• **Exercise brief**
Your task is to extract every entry that follows word for word while excluding the pictures.

• **Provided material**
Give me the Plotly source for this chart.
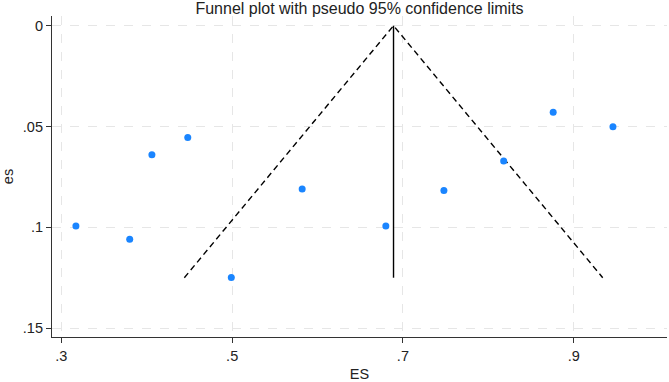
import plotly.graph_objects as go

# Study data
effect_size = [0.317, 0.380, 0.406, 0.448, 0.499, 0.582, 0.680, 0.748, 0.818, 0.876, 0.946]
std_err = [0.0993, 0.1059, 0.0640, 0.0555, 0.1249, 0.0810, 0.0993, 0.0817, 0.0671, 0.0429, 0.0501]

pooled_es = 0.689
se_max = 0.125
z95 = 1.96

x_tickvals = [0.3, 0.5, 0.7, 0.9]
x_ticktext = [".3", ".5", ".7", ".9"]
y_tickvals = [0, 0.05, 0.1, 0.15]
y_ticktext = ["0", ".05", ".1", ".15"]

font_family = "Liberation Sans, Arial, Helvetica, sans-serif"

fig = go.Figure()

# pseudo 95% confidence limits
fig.add_trace(go.Scatter(
    x=[pooled_es - z95 * se_max, pooled_es, pooled_es + z95 * se_max],
    y=[se_max, 0, se_max],
    mode="lines",
    line=dict(color="black", width=1.4, dash="6px,4px"),
    hoverinfo="skip", showlegend=False,
))
# pooled effect line
fig.add_trace(go.Scatter(
    x=[pooled_es, pooled_es],
    y=[0, se_max],
    mode="lines",
    line=dict(color="black", width=1.4),
    hoverinfo="skip", showlegend=False,
))
# studies
fig.add_trace(go.Scatter(
    x=effect_size, y=std_err,
    mode="markers",
    marker=dict(color="#1a85ff", size=7),
    showlegend=False,
))

fig.update_layout(
    width=669, height=382,
    margin=dict(l=52, r=2, t=16, b=42),
    paper_bgcolor="white", plot_bgcolor="white",
    font=dict(family=font_family, size=14, color="#222"),
    title=dict(text="Funnel plot with pseudo 95% confidence limits",
               xref="paper", x=0.5, xanchor="center",
               yref="container", y=0.992, yanchor="top",
               pad=dict(t=0, b=0),
               font=dict(size=16, color="#222")),
)
fig.update_xaxes(
    range=[0.289, 1.0093],
    tickvals=x_tickvals, ticktext=x_ticktext,
    ticks="outside", ticklen=5, tickcolor="#333", tickwidth=1,
    showline=True, linecolor="#333", linewidth=1.2,
    showgrid=True, gridcolor="#e6e6e6", griddash="dash", gridwidth=1,
    zeroline=False,
    title=dict(text="ES", standoff=6, font=dict(size=14.5)),
    tickfont=dict(size=14.5),
)
fig.update_yaxes(
    range=[0.1544, -0.0048],
    tickvals=y_tickvals, ticktext=y_ticktext,
    ticks="outside", ticklen=5, tickcolor="#333", tickwidth=1,
    showline=True, linecolor="#333", linewidth=1.2,
    showgrid=True, gridcolor="#e6e6e6", griddash="dash", gridwidth=1,
    zeroline=False,
    title=dict(text="es", standoff=10, font=dict(size=14.5)),
    tickfont=dict(size=14.5),
)

fig.write_html("out.html", config={"displayModeBar": False},
               post_script="document.body.style.margin='0';")
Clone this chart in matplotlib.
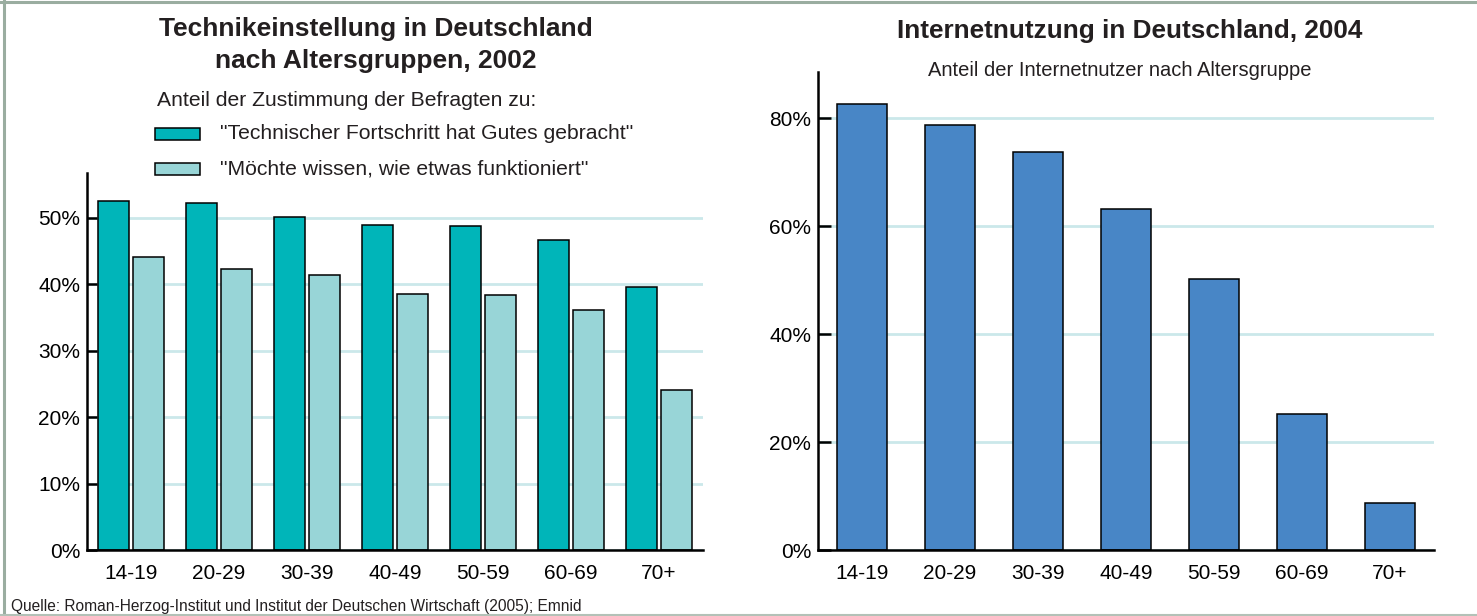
import matplotlib
matplotlib.use("Agg")
import matplotlib.pyplot as plt
from matplotlib.patches import Rectangle
from matplotlib.lines import Line2D
import numpy as np

# data
age_groups = ["14-19", "20-29", "30-39", "40-49", "50-59", "60-69", "70+"]
fortschritt = [52.5, 52.2, 50.1, 48.9, 48.8, 46.6, 39.6]
funktioniert = [44.1, 42.3, 41.3, 38.5, 38.3, 36.1, 24.1]
internet_2004 = [82.7, 78.8, 73.8, 63.2, 50.3, 25.3, 8.8]

left_ticks = [0, 10, 20, 30, 40, 50]
right_ticks = [0, 20, 40, 60, 80]

dark_teal = "#00b5b9"
light_teal = "#98d5d7"
blue = "#4886c6"
grid_col = "#cbe8ea"
txt = "#231f20"

plt.rcParams['font.family'] = 'Liberation Sans'

W, H = 1477, 616
fig = plt.figure(figsize=(W / 100, H / 100), dpi=100)


def fx(px):
    return px / W


def fy(py):
    return 1 - py / H


def style_axes(ax, ticks, ticklen):
    for s in ["top", "right"]:
        ax.spines[s].set_visible(False)
    ax.spines["left"].set_linewidth(1.8)
    ax.spines["bottom"].set_linewidth(1.8)
    ax.set_yticks(ticks)
    ax.set_yticklabels([f"{t}%" for t in ticks])
    ax.tick_params(axis="y", direction="in", length=ticklen, width=1.8, labelsize=15, pad=5)
    ax.tick_params(axis="x", length=0, labelsize=15, pad=10)
    ax.grid(axis="y", color=grid_col, linewidth=2)
    ax.set_axisbelow(True)


x = np.arange(len(age_groups))

# left chart
ax1 = fig.add_axes([fx(87), fy(550), fx(616), (550 - 173) / H])
ax1.bar(x - 0.2, fortschritt, width=0.36, color=dark_teal, edgecolor="black", linewidth=1.1)
ax1.bar(x + 0.2, funktioniert, width=0.36, color=light_teal, edgecolor="black", linewidth=1.1)
ax1.set_xlim(-0.5, 6.5)
ax1.set_ylim(0, 56.7)
ax1.set_xticks(x)
ax1.set_xticklabels(age_groups)
style_axes(ax1, left_ticks, 7)

# right chart
ax2 = fig.add_axes([fx(818), fy(550), fx(616), (550 - 72) / H])
ax2.bar(x, internet_2004, width=0.56, color=blue, edgecolor="black", linewidth=1.1)
ax2.set_xlim(-0.5, 6.5)
ax2.set_ylim(0, 88.6)
ax2.set_xticks(x)
ax2.set_xticklabels(age_groups)
style_axes(ax2, right_ticks, 9)

# titles and legend
fig.text(fx(376), fy(29), "Technikeinstellung in Deutschland",
         ha="center", va="center", fontsize=19, fontweight="bold", color=txt)
fig.text(fx(376), fy(61), "nach Altersgruppen, 2002",
         ha="center", va="center", fontsize=19, fontweight="bold", color=txt)
fig.text(fx(347), fy(100), "Anteil der Zustimmung der Befragten zu:",
         ha="center", va="center", fontsize=15.2, color=txt)

legend_items = [(dark_teal, '"Technischer Fortschritt hat Gutes gebracht"', 134),
                (light_teal, '"Möchte wissen, wie etwas funktioniert"', 169)]
for col, label, yc in legend_items:
    fig.patches.append(Rectangle((fx(155), fy(yc + 6)), fx(45), 12 / H, transform=fig.transFigure,
                                 facecolor=col, edgecolor="black", linewidth=1.1))
    fig.text(fx(220), fy(yc), label, ha="left", va="center", fontsize=15.2, color=txt)

fig.text(fx(1130), fy(31), "Internetnutzung in Deutschland, 2004",
         ha="center", va="center", fontsize=18.8, fontweight="bold", color=txt)
fig.text(fx(1120), fy(71), "Anteil der Internetnutzer nach Altersgruppe",
         ha="center", va="center", fontsize=14.5, color=txt)

fig.text(fx(11), fy(606), "Quelle: Roman-Herzog-Institut und Institut der Deutschen Wirtschaft (2005); Emnid",
         ha="left", va="center", fontsize=11.2, color=txt)

# frame
frame_col = "#9aada0"
fig.lines.append(Line2D([0, 1], [fy(1.5), fy(1.5)], transform=fig.transFigure, color=frame_col, linewidth=2.2))
fig.lines.append(Line2D([fx(4), fx(4)], [fy(0), fy(615)], transform=fig.transFigure, color=frame_col, linewidth=2.2))
fig.lines.append(Line2D([0, 1], [fy(614.5), fy(614.5)], transform=fig.transFigure, color="#b3c1b7", linewidth=1.5))

fig.savefig("out.png", dpi=100)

• **Answer for this exercise**
Give me the Plotly source for this chart.
import plotly.graph_objects as go

# Study data
effect_size = [0.317, 0.380, 0.406, 0.448, 0.499, 0.582, 0.680, 0.748, 0.818, 0.876, 0.946]
std_err = [0.0993, 0.1059, 0.0640, 0.0555, 0.1249, 0.0810, 0.0993, 0.0817, 0.0671, 0.0429, 0.0501]

pooled_es = 0.689
se_max = 0.125
z95 = 1.96

x_tickvals = [0.3, 0.5, 0.7, 0.9]
x_ticktext = [".3", ".5", ".7", ".9"]
y_tickvals = [0, 0.05, 0.1, 0.15]
y_ticktext = ["0", ".05", ".1", ".15"]

font_family = "Liberation Sans, Arial, Helvetica, sans-serif"

fig = go.Figure()

# pseudo 95% confidence limits
fig.add_trace(go.Scatter(
    x=[pooled_es - z95 * se_max, pooled_es, pooled_es + z95 * se_max],
    y=[se_max, 0, se_max],
    mode="lines",
    line=dict(color="black", width=1.4, dash="6px,4px"),
    hoverinfo="skip", showlegend=False,
))
# pooled effect line
fig.add_trace(go.Scatter(
    x=[pooled_es, pooled_es],
    y=[0, se_max],
    mode="lines",
    line=dict(color="black", width=1.4),
    hoverinfo="skip", showlegend=False,
))
# studies
fig.add_trace(go.Scatter(
    x=effect_size, y=std_err,
    mode="markers",
    marker=dict(color="#1a85ff", size=7),
    showlegend=False,
))

fig.update_layout(
    width=669, height=382,
    margin=dict(l=52, r=2, t=16, b=42),
    paper_bgcolor="white", plot_bgcolor="white",
    font=dict(family=font_family, size=14, color="#222"),
    title=dict(text="Funnel plot with pseudo 95% confidence limits",
               xref="paper", x=0.5, xanchor="center",
               yref="container", y=0.992, yanchor="top",
               pad=dict(t=0, b=0),
               font=dict(size=16, color="#222")),
)
fig.update_xaxes(
    range=[0.289, 1.0093],
    tickvals=x_tickvals, ticktext=x_ticktext,
    ticks="outside", ticklen=5, tickcolor="#333", tickwidth=1,
    showline=True, linecolor="#333", linewidth=1.2,
    showgrid=True, gridcolor="#e6e6e6", griddash="dash", gridwidth=1,
    zeroline=False,
    title=dict(text="ES", standoff=6, font=dict(size=14.5)),
    tickfont=dict(size=14.5),
)
fig.update_yaxes(
    range=[0.1544, -0.0048],
    tickvals=y_tickvals, ticktext=y_ticktext,
    ticks="outside", ticklen=5, tickcolor="#333", tickwidth=1,
    showline=True, linecolor="#333", linewidth=1.2,
    showgrid=True, gridcolor="#e6e6e6", griddash="dash", gridwidth=1,
    zeroline=False,
    title=dict(text="es", standoff=10, font=dict(size=14.5)),
    tickfont=dict(size=14.5),
)

fig.write_html("out.html", config={"displayModeBar": False},
               post_script="document.body.style.margin='0';")
Clone this chart in matplotlib.
import matplotlib
matplotlib.use("Agg")
import matplotlib.pyplot as plt
from matplotlib.patches import Rectangle
from matplotlib.lines import Line2D
import numpy as np

# data
age_groups = ["14-19", "20-29", "30-39", "40-49", "50-59", "60-69", "70+"]
fortschritt = [52.5, 52.2, 50.1, 48.9, 48.8, 46.6, 39.6]
funktioniert = [44.1, 42.3, 41.3, 38.5, 38.3, 36.1, 24.1]
internet_2004 = [82.7, 78.8, 73.8, 63.2, 50.3, 25.3, 8.8]

left_ticks = [0, 10, 20, 30, 40, 50]
right_ticks = [0, 20, 40, 60, 80]

dark_teal = "#00b5b9"
light_teal = "#98d5d7"
blue = "#4886c6"
grid_col = "#cbe8ea"
txt = "#231f20"

plt.rcParams['font.family'] = 'Liberation Sans'

W, H = 1477, 616
fig = plt.figure(figsize=(W / 100, H / 100), dpi=100)


def fx(px):
    return px / W


def fy(py):
    return 1 - py / H


def style_axes(ax, ticks, ticklen):
    for s in ["top", "right"]:
        ax.spines[s].set_visible(False)
    ax.spines["left"].set_linewidth(1.8)
    ax.spines["bottom"].set_linewidth(1.8)
    ax.set_yticks(ticks)
    ax.set_yticklabels([f"{t}%" for t in ticks])
    ax.tick_params(axis="y", direction="in", length=ticklen, width=1.8, labelsize=15, pad=5)
    ax.tick_params(axis="x", length=0, labelsize=15, pad=10)
    ax.grid(axis="y", color=grid_col, linewidth=2)
    ax.set_axisbelow(True)


x = np.arange(len(age_groups))

# left chart
ax1 = fig.add_axes([fx(87), fy(550), fx(616), (550 - 173) / H])
ax1.bar(x - 0.2, fortschritt, width=0.36, color=dark_teal, edgecolor="black", linewidth=1.1)
ax1.bar(x + 0.2, funktioniert, width=0.36, color=light_teal, edgecolor="black", linewidth=1.1)
ax1.set_xlim(-0.5, 6.5)
ax1.set_ylim(0, 56.7)
ax1.set_xticks(x)
ax1.set_xticklabels(age_groups)
style_axes(ax1, left_ticks, 7)

# right chart
ax2 = fig.add_axes([fx(818), fy(550), fx(616), (550 - 72) / H])
ax2.bar(x, internet_2004, width=0.56, color=blue, edgecolor="black", linewidth=1.1)
ax2.set_xlim(-0.5, 6.5)
ax2.set_ylim(0, 88.6)
ax2.set_xticks(x)
ax2.set_xticklabels(age_groups)
style_axes(ax2, right_ticks, 9)

# titles and legend
fig.text(fx(376), fy(29), "Technikeinstellung in Deutschland",
         ha="center", va="center", fontsize=19, fontweight="bold", color=txt)
fig.text(fx(376), fy(61), "nach Altersgruppen, 2002",
         ha="center", va="center", fontsize=19, fontweight="bold", color=txt)
fig.text(fx(347), fy(100), "Anteil der Zustimmung der Befragten zu:",
         ha="center", va="center", fontsize=15.2, color=txt)

legend_items = [(dark_teal, '"Technischer Fortschritt hat Gutes gebracht"', 134),
                (light_teal, '"Möchte wissen, wie etwas funktioniert"', 169)]
for col, label, yc in legend_items:
    fig.patches.append(Rectangle((fx(155), fy(yc + 6)), fx(45), 12 / H, transform=fig.transFigure,
                                 facecolor=col, edgecolor="black", linewidth=1.1))
    fig.text(fx(220), fy(yc), label, ha="left", va="center", fontsize=15.2, color=txt)

fig.text(fx(1130), fy(31), "Internetnutzung in Deutschland, 2004",
         ha="center", va="center", fontsize=18.8, fontweight="bold", color=txt)
fig.text(fx(1120), fy(71), "Anteil der Internetnutzer nach Altersgruppe",
         ha="center", va="center", fontsize=14.5, color=txt)

fig.text(fx(11), fy(606), "Quelle: Roman-Herzog-Institut und Institut der Deutschen Wirtschaft (2005); Emnid",
         ha="left", va="center", fontsize=11.2, color=txt)

# frame
frame_col = "#9aada0"
fig.lines.append(Line2D([0, 1], [fy(1.5), fy(1.5)], transform=fig.transFigure, color=frame_col, linewidth=2.2))
fig.lines.append(Line2D([fx(4), fx(4)], [fy(0), fy(615)], transform=fig.transFigure, color=frame_col, linewidth=2.2))
fig.lines.append(Line2D([0, 1], [fy(614.5), fy(614.5)], transform=fig.transFigure, color="#b3c1b7", linewidth=1.5))

fig.savefig("out.png", dpi=100)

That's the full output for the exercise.